[Figure scripts]
---*---
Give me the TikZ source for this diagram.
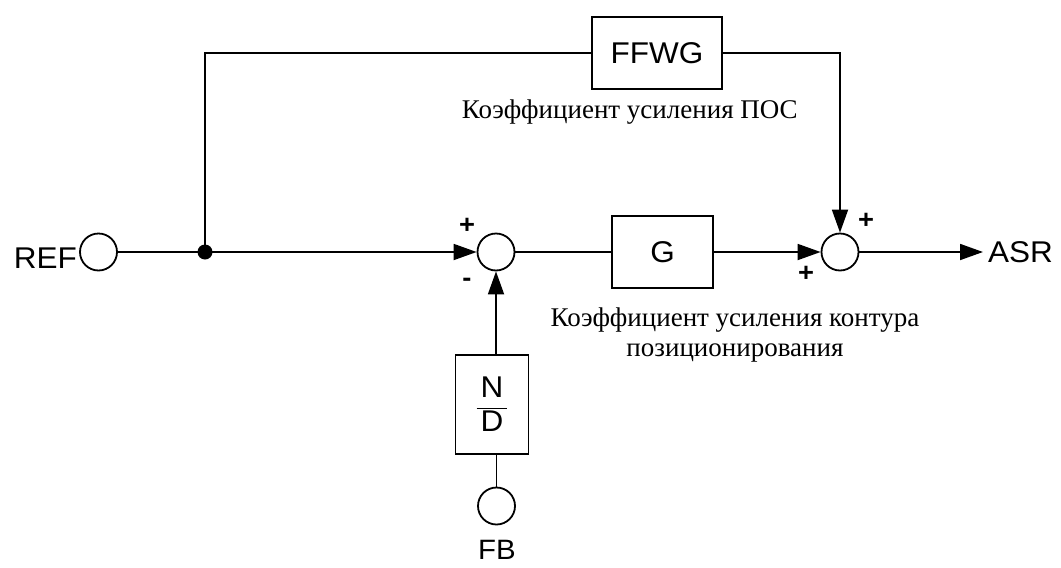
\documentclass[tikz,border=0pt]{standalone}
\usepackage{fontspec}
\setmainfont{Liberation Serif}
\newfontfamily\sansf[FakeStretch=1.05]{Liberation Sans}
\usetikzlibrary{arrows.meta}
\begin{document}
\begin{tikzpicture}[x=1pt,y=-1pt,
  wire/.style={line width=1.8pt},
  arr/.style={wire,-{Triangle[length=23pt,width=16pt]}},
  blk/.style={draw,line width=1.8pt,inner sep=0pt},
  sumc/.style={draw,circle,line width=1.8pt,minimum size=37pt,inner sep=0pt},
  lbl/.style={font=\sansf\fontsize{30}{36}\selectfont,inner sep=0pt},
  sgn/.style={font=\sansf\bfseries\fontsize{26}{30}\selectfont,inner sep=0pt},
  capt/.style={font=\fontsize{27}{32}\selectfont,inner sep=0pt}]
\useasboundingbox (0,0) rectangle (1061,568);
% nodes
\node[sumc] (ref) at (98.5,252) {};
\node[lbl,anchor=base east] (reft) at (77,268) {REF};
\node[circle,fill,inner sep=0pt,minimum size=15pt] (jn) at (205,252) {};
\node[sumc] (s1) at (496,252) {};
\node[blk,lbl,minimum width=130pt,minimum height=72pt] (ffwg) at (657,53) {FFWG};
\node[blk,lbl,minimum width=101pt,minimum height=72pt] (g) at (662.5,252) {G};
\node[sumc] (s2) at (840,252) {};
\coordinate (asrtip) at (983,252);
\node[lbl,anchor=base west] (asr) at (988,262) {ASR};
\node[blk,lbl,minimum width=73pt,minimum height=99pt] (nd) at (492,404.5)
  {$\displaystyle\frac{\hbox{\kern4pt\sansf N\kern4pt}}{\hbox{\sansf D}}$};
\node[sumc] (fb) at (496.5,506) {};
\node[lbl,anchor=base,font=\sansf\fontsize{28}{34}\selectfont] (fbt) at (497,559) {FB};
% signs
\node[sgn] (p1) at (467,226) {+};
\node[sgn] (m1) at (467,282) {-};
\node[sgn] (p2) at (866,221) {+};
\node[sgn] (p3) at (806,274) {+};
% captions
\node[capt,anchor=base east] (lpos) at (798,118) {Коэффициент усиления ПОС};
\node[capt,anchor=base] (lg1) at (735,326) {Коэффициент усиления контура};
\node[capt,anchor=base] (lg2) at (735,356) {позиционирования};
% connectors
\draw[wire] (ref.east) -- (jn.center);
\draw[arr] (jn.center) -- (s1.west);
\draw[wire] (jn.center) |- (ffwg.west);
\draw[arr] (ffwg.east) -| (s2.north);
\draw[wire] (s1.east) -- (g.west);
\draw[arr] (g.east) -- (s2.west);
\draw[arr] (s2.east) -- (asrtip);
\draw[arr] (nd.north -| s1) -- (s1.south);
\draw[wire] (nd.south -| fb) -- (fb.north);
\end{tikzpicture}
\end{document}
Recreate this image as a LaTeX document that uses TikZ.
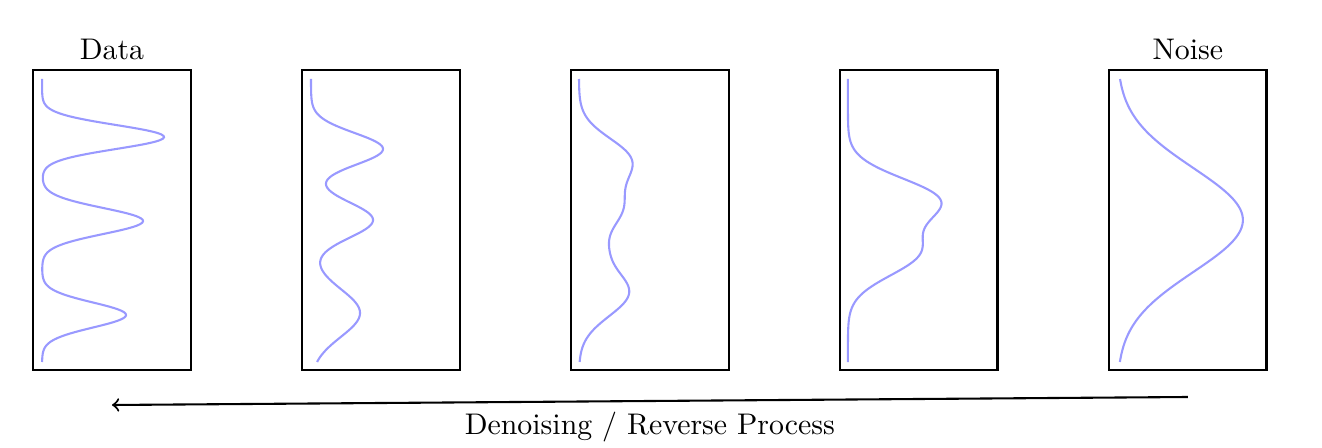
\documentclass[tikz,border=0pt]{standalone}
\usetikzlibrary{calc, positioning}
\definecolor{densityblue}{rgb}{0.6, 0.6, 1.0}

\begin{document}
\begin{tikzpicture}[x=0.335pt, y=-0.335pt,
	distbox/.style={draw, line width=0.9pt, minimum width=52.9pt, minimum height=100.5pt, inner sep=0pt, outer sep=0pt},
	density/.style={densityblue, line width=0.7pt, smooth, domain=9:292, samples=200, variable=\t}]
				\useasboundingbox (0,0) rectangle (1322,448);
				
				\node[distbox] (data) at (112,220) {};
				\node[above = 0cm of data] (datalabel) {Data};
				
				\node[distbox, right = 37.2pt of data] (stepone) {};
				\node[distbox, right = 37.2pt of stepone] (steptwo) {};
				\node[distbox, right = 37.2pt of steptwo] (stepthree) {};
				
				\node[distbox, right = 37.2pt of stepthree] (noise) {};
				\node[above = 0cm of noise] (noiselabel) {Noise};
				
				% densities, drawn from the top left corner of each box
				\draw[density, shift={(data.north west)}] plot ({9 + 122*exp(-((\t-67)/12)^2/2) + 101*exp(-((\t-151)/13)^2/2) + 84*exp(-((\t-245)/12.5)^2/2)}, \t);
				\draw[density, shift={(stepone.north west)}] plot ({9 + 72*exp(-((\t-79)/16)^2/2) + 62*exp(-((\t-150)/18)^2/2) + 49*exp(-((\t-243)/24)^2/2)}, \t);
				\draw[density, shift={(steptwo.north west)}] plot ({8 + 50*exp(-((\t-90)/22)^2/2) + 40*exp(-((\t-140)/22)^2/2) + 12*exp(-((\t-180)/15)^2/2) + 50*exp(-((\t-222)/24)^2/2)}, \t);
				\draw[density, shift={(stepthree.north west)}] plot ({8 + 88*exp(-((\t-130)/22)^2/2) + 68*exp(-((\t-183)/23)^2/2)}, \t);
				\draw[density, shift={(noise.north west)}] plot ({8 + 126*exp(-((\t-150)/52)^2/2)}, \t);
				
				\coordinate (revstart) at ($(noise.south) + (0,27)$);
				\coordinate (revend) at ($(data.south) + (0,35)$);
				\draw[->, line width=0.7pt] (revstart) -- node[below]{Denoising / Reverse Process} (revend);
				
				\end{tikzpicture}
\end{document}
---*---
= WHAT TO DO =
Output the entries above exactly, without their pictures.

= THE OUTPUT =
Give me the TikZ source for this diagram.
\documentclass[tikz,border=0pt]{standalone}
\usepackage{fontspec}
\setmainfont{Liberation Serif}
\newfontfamily\sansf[FakeStretch=1.05]{Liberation Sans}
\usetikzlibrary{arrows.meta}
\begin{document}
\begin{tikzpicture}[x=1pt,y=-1pt,
  wire/.style={line width=1.8pt},
  arr/.style={wire,-{Triangle[length=23pt,width=16pt]}},
  blk/.style={draw,line width=1.8pt,inner sep=0pt},
  sumc/.style={draw,circle,line width=1.8pt,minimum size=37pt,inner sep=0pt},
  lbl/.style={font=\sansf\fontsize{30}{36}\selectfont,inner sep=0pt},
  sgn/.style={font=\sansf\bfseries\fontsize{26}{30}\selectfont,inner sep=0pt},
  capt/.style={font=\fontsize{27}{32}\selectfont,inner sep=0pt}]
\useasboundingbox (0,0) rectangle (1061,568);
% nodes
\node[sumc] (ref) at (98.5,252) {};
\node[lbl,anchor=base east] (reft) at (77,268) {REF};
\node[circle,fill,inner sep=0pt,minimum size=15pt] (jn) at (205,252) {};
\node[sumc] (s1) at (496,252) {};
\node[blk,lbl,minimum width=130pt,minimum height=72pt] (ffwg) at (657,53) {FFWG};
\node[blk,lbl,minimum width=101pt,minimum height=72pt] (g) at (662.5,252) {G};
\node[sumc] (s2) at (840,252) {};
\coordinate (asrtip) at (983,252);
\node[lbl,anchor=base west] (asr) at (988,262) {ASR};
\node[blk,lbl,minimum width=73pt,minimum height=99pt] (nd) at (492,404.5)
  {$\displaystyle\frac{\hbox{\kern4pt\sansf N\kern4pt}}{\hbox{\sansf D}}$};
\node[sumc] (fb) at (496.5,506) {};
\node[lbl,anchor=base,font=\sansf\fontsize{28}{34}\selectfont] (fbt) at (497,559) {FB};
% signs
\node[sgn] (p1) at (467,226) {+};
\node[sgn] (m1) at (467,282) {-};
\node[sgn] (p2) at (866,221) {+};
\node[sgn] (p3) at (806,274) {+};
% captions
\node[capt,anchor=base east] (lpos) at (798,118) {Коэффициент усиления ПОС};
\node[capt,anchor=base] (lg1) at (735,326) {Коэффициент усиления контура};
\node[capt,anchor=base] (lg2) at (735,356) {позиционирования};
% connectors
\draw[wire] (ref.east) -- (jn.center);
\draw[arr] (jn.center) -- (s1.west);
\draw[wire] (jn.center) |- (ffwg.west);
\draw[arr] (ffwg.east) -| (s2.north);
\draw[wire] (s1.east) -- (g.west);
\draw[arr] (g.east) -- (s2.west);
\draw[arr] (s2.east) -- (asrtip);
\draw[arr] (nd.north -| s1) -- (s1.south);
\draw[wire] (nd.south -| fb) -- (fb.north);
\end{tikzpicture}
\end{document}
Recreate this image as a LaTeX document that uses TikZ.
\documentclass[tikz,border=0pt]{standalone}
\usetikzlibrary{calc, positioning}
\definecolor{densityblue}{rgb}{0.6, 0.6, 1.0}

\begin{document}
\begin{tikzpicture}[x=0.335pt, y=-0.335pt,
	distbox/.style={draw, line width=0.9pt, minimum width=52.9pt, minimum height=100.5pt, inner sep=0pt, outer sep=0pt},
	density/.style={densityblue, line width=0.7pt, smooth, domain=9:292, samples=200, variable=\t}]
				\useasboundingbox (0,0) rectangle (1322,448);
				
				\node[distbox] (data) at (112,220) {};
				\node[above = 0cm of data] (datalabel) {Data};
				
				\node[distbox, right = 37.2pt of data] (stepone) {};
				\node[distbox, right = 37.2pt of stepone] (steptwo) {};
				\node[distbox, right = 37.2pt of steptwo] (stepthree) {};
				
				\node[distbox, right = 37.2pt of stepthree] (noise) {};
				\node[above = 0cm of noise] (noiselabel) {Noise};
				
				% densities, drawn from the top left corner of each box
				\draw[density, shift={(data.north west)}] plot ({9 + 122*exp(-((\t-67)/12)^2/2) + 101*exp(-((\t-151)/13)^2/2) + 84*exp(-((\t-245)/12.5)^2/2)}, \t);
				\draw[density, shift={(stepone.north west)}] plot ({9 + 72*exp(-((\t-79)/16)^2/2) + 62*exp(-((\t-150)/18)^2/2) + 49*exp(-((\t-243)/24)^2/2)}, \t);
				\draw[density, shift={(steptwo.north west)}] plot ({8 + 50*exp(-((\t-90)/22)^2/2) + 40*exp(-((\t-140)/22)^2/2) + 12*exp(-((\t-180)/15)^2/2) + 50*exp(-((\t-222)/24)^2/2)}, \t);
				\draw[density, shift={(stepthree.north west)}] plot ({8 + 88*exp(-((\t-130)/22)^2/2) + 68*exp(-((\t-183)/23)^2/2)}, \t);
				\draw[density, shift={(noise.north west)}] plot ({8 + 126*exp(-((\t-150)/52)^2/2)}, \t);
				
				\coordinate (revstart) at ($(noise.south) + (0,27)$);
				\coordinate (revend) at ($(data.south) + (0,35)$);
				\draw[->, line width=0.7pt] (revstart) -- node[below]{Denoising / Reverse Process} (revend);
				
				\end{tikzpicture}
\end{document}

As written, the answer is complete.